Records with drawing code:
----

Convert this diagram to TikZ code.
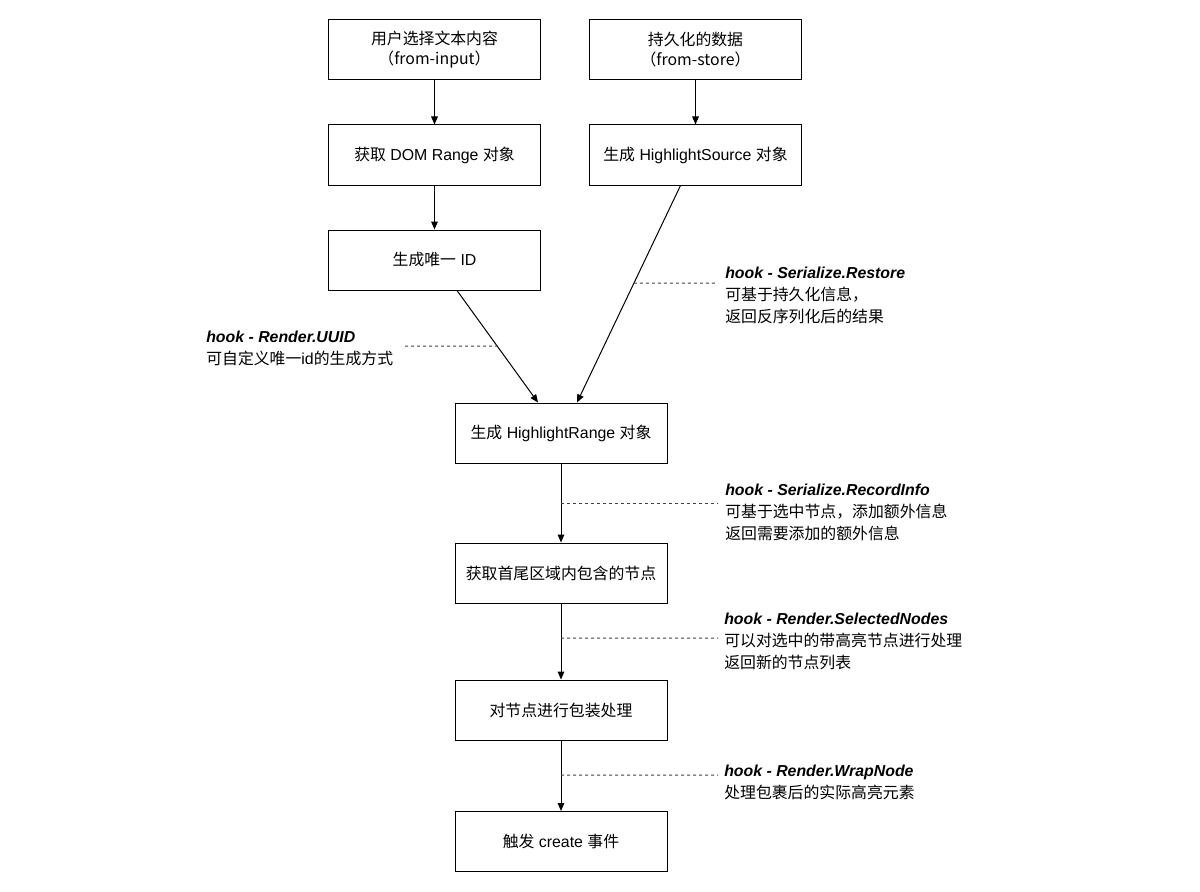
\documentclass[tikz,border=0pt]{standalone}
\usepackage{fontspec}
\setmainfont{Liberation Sans}
\newfontfamily\cjk{Noto Sans CJK SC}
\usetikzlibrary{arrows.meta,calc}
\newcommand{\hk}[1]{{\bfseries\itshape #1}}
\begin{document}
\begin{tikzpicture}[x=0.75pt,y=-0.75pt,
  box/.style={draw, line width=0.75pt, minimum width=159pt, minimum height=45pt,
    inner sep=0pt, align=center, font=\fontsize{11.9}{15}\selectfont},
  arr/.style={line width=0.75pt, -{Triangle[length=6pt,width=5pt]}},
  hookline/.style={dash pattern=on 2.25pt off 2.25pt, line width=0.75pt, black!75},
  lbl/.style={anchor=north west, inner sep=0pt, align=left,
    font=\fontsize{11.9}{16.5}\selectfont},
]
\useasboundingbox (0,0) rectangle (1200,892);

\node[box] (A) at (434.5,50) {{\cjk 用户选择文本内容}\\{\cjk （from-input）}};
\node[box] (B) at (695.5,50) {{\cjk 持久化的数据}\\{\cjk （from-store）}};
\node[box] (C) at (434.5,155) {{\cjk 获取} DOM Range {\cjk 对象}};
\node[box] (D) at (695.5,155) {{\cjk 生成} HighlightSource {\cjk 对象}};
\node[box] (E) at (434.5,260) {{\cjk 生成唯一} ID};
\node[box] (F) at (561,433) {{\cjk 生成} HighlightRange {\cjk 对象}};
\node[box] (G) at (561,573) {{\cjk 获取首尾区域内包含的节点}};
\node[box] (H) at (561,710) {{\cjk 对节点进行包装处理}};
\node[box] (I) at (561,841.5) {{\cjk 触发} create {\cjk 事件}};

\draw[arr] (A.south) -- (C.north);
\draw[arr] (B.south) -- (D.north);
\draw[arr] (C.south) -- (E.north);
\draw[arr] ($(E.south)+(22.5,0)$) -- coordinate[pos=0.496] (m1) ($(F.north)+(-23,0)$);
\draw[arr] ($(D.south)+(-15,0)$) -- coordinate[pos=0.45] (m2) ($(F.north)+(16,0)$);
\draw[arr] (F.south) -- coordinate[pos=0.5] (m3) (G.north);
\draw[arr] (G.south) -- coordinate[pos=0.455] (m4) (H.north);
\draw[arr] (H.south) -- coordinate[pos=0.49] (m5) (I.north);

\coordinate (h1) at (405,346);
\coordinate (h2) at (715,283);
\coordinate (h3) at (718,503);
\coordinate (h4) at (718,638);
\coordinate (h5) at (718,775);

\draw[hookline] (h1) -- (m1);
\draw[hookline] (m2) -- (h2);
\draw[hookline] (m3) -- (h3);
\draw[hookline] (m4) -- (h4);
\draw[hookline] (m5) -- (h5);

\node[lbl] (L1) at (206,331) {\hk{hook - Render.UUID}\\{\cjk 可自定义唯一}id{\cjk 的生成方式}};
\node[lbl] (R1) at (725,267) {\hk{hook - Serialize.Restore}\\{\cjk 可基于持久化信息，}\\{\cjk 返回反序列化后的结果}};
\node[lbl] (R2) at (725,484) {\hk{hook - Serialize.RecordInfo}\\{\cjk 可基于选中节点，添加额外信息}\\{\cjk 返回需要添加的额外信息}};
\node[lbl] (R3) at (724,613) {\hk{hook - Render.SelectedNodes}\\{\cjk 可以对选中的带高亮节点进行处理}\\{\cjk 返回新的节点列表}};
\node[lbl] (R4) at (724,765) {\hk{hook - Render.WrapNode}\\{\cjk 处理包裹后的实际高亮元素}};
\end{tikzpicture}
\end{document}
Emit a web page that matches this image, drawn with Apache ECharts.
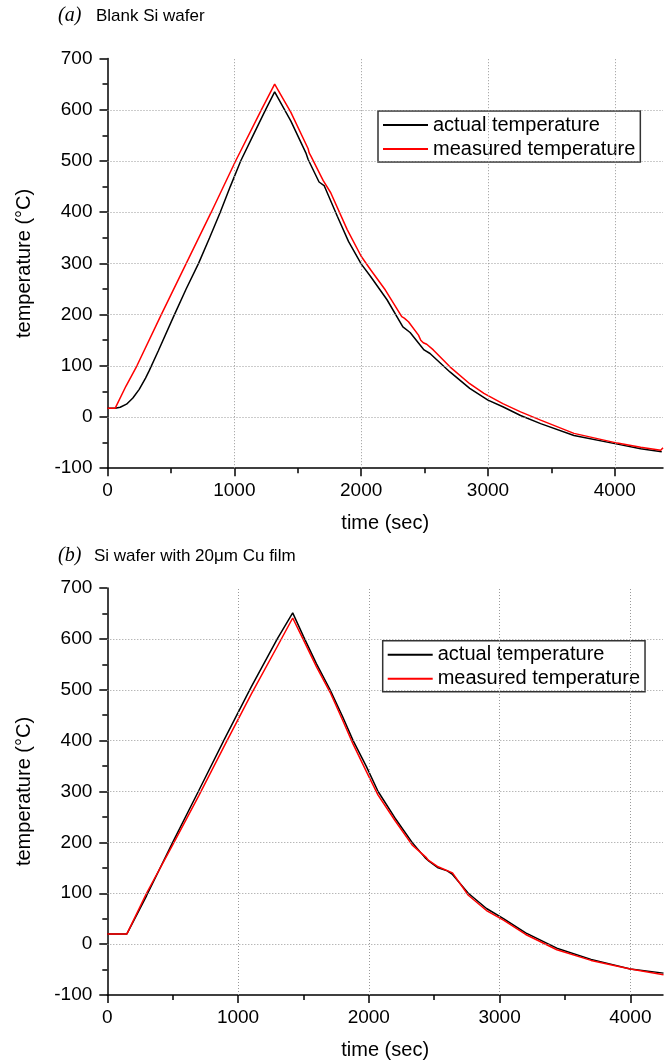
<!DOCTYPE html>
<html>
<head>
<meta charset="utf-8">
<title>temperature</title>
<script src="https://cdn.jsdelivr.net/npm/echarts@6/dist/echarts.min.js"></script>
<style>
  body { margin: 0; background: #fff; }
  #main { width: 672px; height: 1061px; }
</style>
</head>
<body>
<div id="main"></div>
<script>
// (a) blank Si wafer, [time s, temperature C]
var actualA = [[0,17],[60,17],[100,19],[150,25],[200,37],[250,54],[300,76],[330,91],[400,129],[526,199],[620,250],[718,300],[805,350],[889,400],[968,450],[1050,500],[1148,550],[1246,600],[1318,635],
  [1446,578],[1564,516],[1582,503],[1668,459],[1708,452],[1812,392],[1900,343],[2000,299],[2073,275],[2204,229],[2329,176],[2386,165],[2496,131],[2543,124],
  [2700,88],[2856,56],[3000,33],[3117,20],[3257,3],[3415,-13],[3678,-36],[4020,-53],[4204,-62],[4370,-68]];
var measuredA = [[0,17],[60,17],[145,60],[232,100],[424,200],[621,300],[818,400],[1010,500],[1213,600],[1318,650],
  [1446,595],[1582,524],[1590,516],[1603,510],[1676,474],[1700,462],[1760,438],[1890,366],[2000,314],[2073,288],[2191,248],[2308,201],[2320,196],[2340,193],
  [2373,186],[2452,160],[2470,150],[2490,145],[2517,142],[2569,131],[2700,98],[2856,65],[2968,46],[3117,26],[3257,10],[3415,-6],[3678,-32],[4020,-51],
  [4204,-59],[4362,-65],[4380,-60]];

// (b) Si wafer with 20um Cu film
var actualB = [[0,20],[150,20],[160,21],[300,95],[500,200],[700,302],[900,405],[1100,505],[1300,600],[1418,651],
  [1500,605],[1600,551],[1704,500],[1800,447],[1880,400],[1980,350],[2071,300],[2200,248],[2331,200],[2430,170],[2460,163],[2530,150],[2600,144],[2640,137],
  [2761,100],[2900,70],[3030,50],[3200,22],[3438,-8],[3700,-30],[4000,-49],[4254,-57]];
var measuredB = [[0,20],[150,20],[160,22],[300,100],[500,195],[700,292],[900,392],[1100,491],[1300,585],[1418,641],
  [1500,598],[1600,545],[1704,495],[1800,440],[1880,393],[1980,340],[2071,293],[2200,243],[2331,195],[2440,170],[2455,165],[2530,152],[2640,140],[2655,137],
  [2761,96],[2900,66],[3030,47],[3200,19],[3438,-11],[3700,-32],[4000,-49],[4254,-60]];

var xMajor = [0, 1000, 2000, 3000, 4000];
var xMinor = [500, 1500, 2500, 3500];
var yGrid = [0, 100, 200, 300, 400, 500, 600];
var xGrid = [1000, 2000, 3000, 4000];
var names = ['actual temperature', 'measured temperature'];

var chart = echarts.init(document.getElementById('main'));
var font = '"Liberation Sans", Arial, sans-serif';

function xAxes(grid, max) {
  return [{
    gridIndex: grid, type: 'value', min: 0, max: max,
    axisLine: { onZero: false, lineStyle: { color: '#000', width: 1.5 } },
    axisTick: { length: 8, customValues: xMajor, lineStyle: { color: '#000', width: 1.5 } },
    axisLabel: { customValues: xMajor, color: '#000', fontSize: 19, fontFamily: font, margin: 13,
      formatter: function (v) { return String(v); } },
    splitLine: { show: false },
    name: 'time (sec)', nameLocation: 'middle', nameGap: 45,
    nameTextStyle: { color: '#000', fontSize: 20, fontFamily: font }
  }, {
    // minor ticks only
    gridIndex: grid, type: 'value', min: 0, max: max, position: 'bottom',
    axisLine: { show: false, onZero: false },
    axisTick: { length: 5, customValues: xMinor, lineStyle: { color: '#000', width: 1.5 } },
    axisLabel: { show: false },
    splitLine: { show: false }
  }];
}

function yAxis(grid) {
  return {
    gridIndex: grid, type: 'value', min: -100, max: 700, interval: 100,
    axisLine: { show: true, onZero: false, lineStyle: { color: '#000', width: 1.5 } },
    axisTick: { show: true, length: 8, lineStyle: { color: '#000', width: 1.5 } },
    minorTick: { show: true, splitNumber: 2, length: 5, lineStyle: { color: '#000', width: 1.5 } },
    axisLabel: { color: '#000', fontSize: 19, fontFamily: font, margin: 15 },
    splitLine: { show: false },
    name: 'temperature (°C)', nameLocation: 'middle', nameGap: 73,
    nameTextStyle: { color: '#000', fontSize: 20, fontFamily: font }
  };
}

function gridLines(xi, yi) {
  var d = [];
  yGrid.forEach(function (v) { d.push({ yAxis: v }); });
  xGrid.forEach(function (v) { d.push({ xAxis: v }); });
  return {
    type: 'line', xAxisIndex: xi, yAxisIndex: yi, data: [], z: 1, silent: true,
    markLine: {
      silent: true, symbol: ['none', 'none'], label: { show: false },
      lineStyle: { color: '#999', type: [1, 2], width: 1 },
      emphasis: { disabled: true },
      data: d
    }
  };
}

function line(name, data, color, xi, yi) {
  return {
    name: name, type: 'line', data: data, xAxisIndex: xi, yAxisIndex: yi,
    showSymbol: false, symbol: 'none', z: 3,
    lineStyle: { color: color, width: 1.5 }, itemStyle: { color: color }
  };
}

function legend(left, top) {
  return {
    data: names, left: left, top: top, orient: 'vertical',
    icon: 'rect', itemWidth: 45, itemHeight: 2, itemGap: 4,
    borderColor: '#333', borderWidth: 1.5, borderRadius: 0,
    padding: [4, 5, 3, 5], selectedMode: false,
    textStyle: { color: '#000', fontSize: 20, lineHeight: 20, fontFamily: font }
  };
}

var option = {
  animation: false,
  backgroundColor: '#fff',
  grid: [
    { left: 107.5, top: 58.6, width: 555.5, height: 409.6 },
    { left: 107.3, top: 588, width: 555.7, height: 408.6 }
  ],
  xAxis: xAxes(0, 4380).concat(xAxes(1, 4250)),
  yAxis: [yAxis(0), yAxis(1)],
  legend: [legend(378, 111), legend(382.7, 640.7)],
  graphic: [
    { type: 'text', left: 58, top: 6, style: { text: '(a)', font: 'italic 20px "Liberation Serif", serif', fill: '#000' } },
    { type: 'text', left: 96, top: 8, style: { text: 'Blank Si wafer', font: '17px ' + font, fill: '#000' } },
    { type: 'text', left: 58, top: 546, style: { text: '(b)', font: 'italic 20px "Liberation Serif", serif', fill: '#000' } },
    { type: 'text', left: 94, top: 548, style: { text: 'Si wafer with 20μm Cu film', font: '17px ' + font, fill: '#000' } }
  ],
  series: [
    gridLines(0, 0),
    gridLines(2, 1),
    line(names[0], actualA, '#000', 0, 0),
    line(names[1], measuredA, '#ff0000', 0, 0),
    line(names[0], actualB, '#000', 2, 1),
    line(names[1], measuredB, '#ff0000', 2, 1)
  ]
};

chart.setOption(option);
</script>
</body>
</html>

----

= The request =
Pick out all lines containing the string "this".

= Completed task =
Convert this diagram to TikZ code.
Emit a web page that matches this image, drawn with Apache ECharts.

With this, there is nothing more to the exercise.